As an example, the field of real numbers is not algebraically closed, because the polynomial equation x2 + 1 = 0  has no solution in real numbers, even though all its coefficients (1 and 0) are real. The same argument proves that no subfield of the real field is algebraically closed; in particular, the field of rational numbers is not algebraically closed. Also, no finite field F is algebraically closed, because if a1, a2, …, an are the elements of F, then the polynomial (x − a1)(x − a2) ··· (x − an) + 1 has no zero in F. By contrast, the fundamental theorem of algebra states that the field of complex numbers is algebraically closed. Another example of an algebraically closed field is the field of (complex) algebraic numbers.

Equivalent properties

Given a field F, the assertion “F is algebraically closed” is equivalent to other assertions:

The only irreducible polynomials are those of degree one

The field F is algebraically closed if and only if the only irreducible polynomials in the polynomial ring F[x] are those of degree one.
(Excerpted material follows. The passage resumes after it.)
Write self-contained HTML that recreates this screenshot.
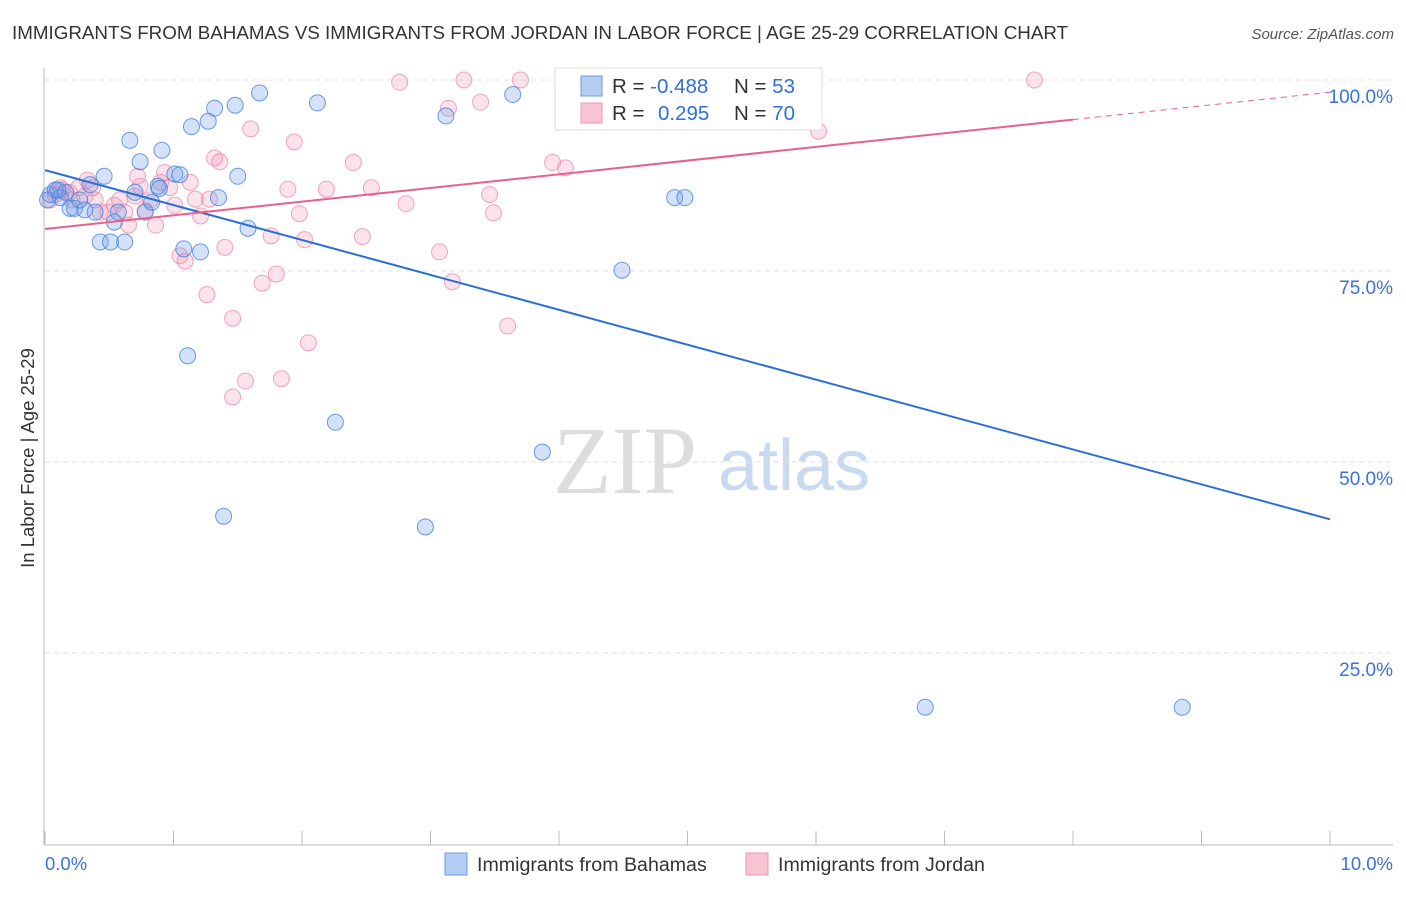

The assertion “the polynomials of degree one are irreducible” is trivially true for any field. If F is algebraically closed and p(x) is an irreducible polynomial of F[x], then it has some root a and therefore p(x) is a multiple of x − a. Since p(x) is irreducible, this means that p(x) = k(x − a), for some k ∈ F \ {0}. On the other hand, if F is not algebraically closed, then there is some non-constant polynomial p(x) in F[x] without roots in F. Let q(x) be some irreducible factor of p(x). Since p(x) has no roots in F, q(x) also has no roots in F. Therefore, q(x) has degree greater than one, since every first degree polynomial has one root in F.